Below I'm showing just a small subset of a larger set of measurements of a process that I'm using to in turn predict something else. The part of the process that is my signal of interest is the random-walk. I've posted the data in csv format for those especially interested, but it is not necessary to look at this to answer my question.
I've fitted an ARIMA(1,1,2) model to my signal (after log tranforming it). It was the best by AIC/SBC model selection, and the prediction is overlaid on the original (after log transform) below:
And residuals look like white noise to me (no test yet performed for that though):
- In general, how do I get the prediction at each time step for the random walk portion of the ARIMA model?
- The outlier with a value around -5 is a bad data point and I'd like to exclude it. If it's not broadening the question too much I'd like to know how to exclude data points that fall outside of pre-determined limits during an online prediction.
- I did notice my residuals show a change in variance, so if that violates some kind of ARIMA model assumptions or something let me know.
Best Answer
Thanks to the help on this forum i was also able to ask this consolidated form of the original question to one of the profs at my university who is teaching a time-series class this semester....which i should have taken :-)
I thought his answer was pretty good, and also has some echos of other comments posted for this question.
I'm not so sure I should accept this answer officially...but at least want to share it here.
Prof Answer:
You have some strange patterns in your data… it looks like there is some type of “structural break” (the form or pattern of the time process changes around time point 3000). It might make sense to break the time series into two pieces and analyze each separately, if everything else is not working so well.
If covariances are indeed changing over time, then you would be violating the Box-Jenkins model.
I would try some intermediate steps. First just difference your time series: compute Y_t= X_t - X_{t-1} (after log transformation) and see if it looks like there’s some similar pattern throughout. If so, then you could try fitting a ARMA model to the difference. Are you using a software package that computes ARMA models? Can you fit such models on the differences Y_t?

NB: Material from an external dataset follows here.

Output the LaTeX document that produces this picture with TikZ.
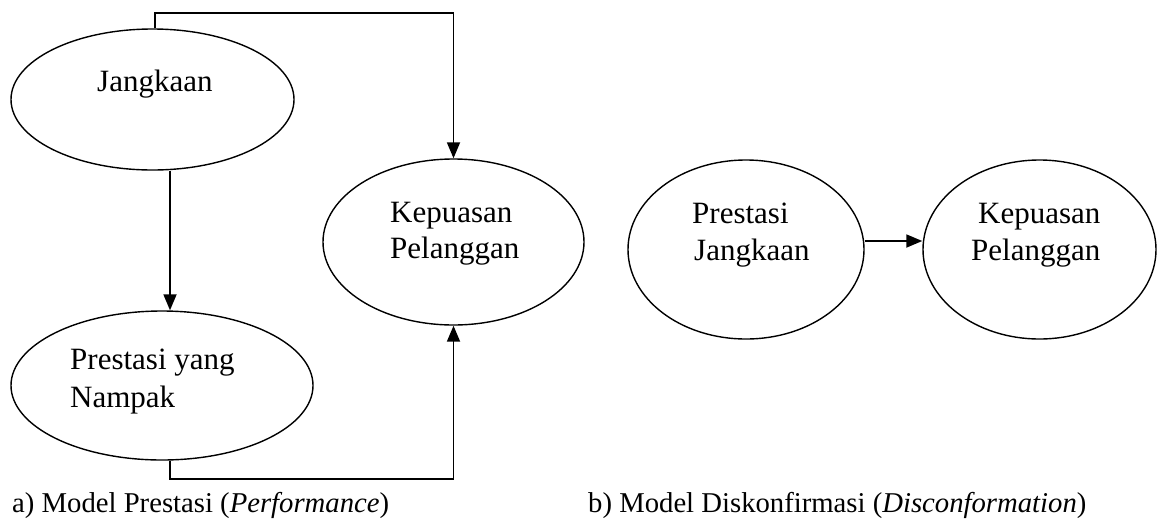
\documentclass[tikz,border=0pt]{standalone}
\usepackage{fontspec}
\setmainfont{Liberation Serif}
\usetikzlibrary{shapes.geometric,arrows.meta}
\begin{document}
\begin{tikzpicture}[x=1pt,y=-1pt,
  oval/.style={draw,ellipse,inner sep=0pt,line width=1.4pt},
  lbl/.style={anchor=base west,inner sep=0pt,font=\fontsize{31}{36}\selectfont},
  captxt/.style={anchor=base west,inner sep=0pt,font=\fontsize{28.7}{33}\selectfont},
  link/.style={line width=1.8pt},
  arr/.style={link,-{Triangle[length=16pt,width=13pt]}}]
\useasboundingbox (0,0) rectangle (1159,523);

% ovals
\node[oval,minimum width=283pt,minimum height=141pt] (jang) at (152.5,99.5) {};
\node[oval,minimum width=302pt,minimum height=149pt] (pre) at (162,385.5) {};
\node[oval,minimum width=261pt,minimum height=166pt] (kep) at (453.5,242) {};
\node[oval,minimum width=236pt,minimum height=179pt] (pj) at (746,249.5) {};
\node[oval,minimum width=233pt,minimum height=179pt] (kp2) at (1039.5,249.5) {};

% texts inside the ovals
\node[lbl] (t1) at (97,91) {Jangkaan};
\node[lbl] (t2a) at (70,369) {Prestasi yang};
\node[lbl] (t2b) at (70,407) {Nampak};
\node[lbl] (t3a) at (390,222) {Kepuasan};
\node[lbl] (t3b) at (390,258) {Pelanggan};
\node[lbl] (t4a) at (692,223) {Prestasi};
\node[lbl] (t4b) at (694,260) {Jangkaan};
\node[lbl] (t5a) at (978,223) {Kepuasan};
\node[lbl] (t5b) at (971,260) {Pelanggan};

% captions
\node[captxt] (ca) at (12,512) {a) Model Prestasi (\textit{Performance})};
\node[captxt] (cb) at (588,512) {b) Model Diskonfirmasi (\textit{Disconformation})};

% routing helpers
\coordinate (top) at (0,13);
\coordinate (bot) at (0,479);
\coordinate (xa) at (170,0);
\coordinate (xt) at (155,0);
\coordinate (ya) at (0,241);

% connectors
\draw[arr] (jang.north -| xt) -- (xt |- top) -| (kep.north);
\draw[arr] (jang.south -| xa) -- (pre.north -| xa);
\draw[arr] (pre.south -| xa) -- (xa |- bot) -| (kep.south);
\draw[arr] (pj.east |- ya) -- (kp2.west |- ya);
\end{tikzpicture}
\end{document}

Sometimes software packages will compute the k-step forecasts for the future… if you had those, then you could undo the differencing to get your predictions on-line. So for example, you get predictions in the future for Y_{n+1},…,Y_{n+k} and you know Y_{n+i} = X_{n+i}- X_{n+i-1} so you can find X_{n+i} = Y_{n+i}+X_{n+i-1} for i=1,…,k by the predictions for the differences Y_{n+i} and the observation you have for X_n. Otherwise, you might have to resort to Kalman filtering, which can be ok too.
If you have any outliers you could just delete them in fitting the model. Essentially, you would have no information at that time point, but that’s better than misleading information.
I guess that I just wonder (based on your initial graph) about how the fit of the time series model might improve if you considered breaking the time series into two pieces. Maybe you would do a better job of capturing extremes in the 2nd portion of the series.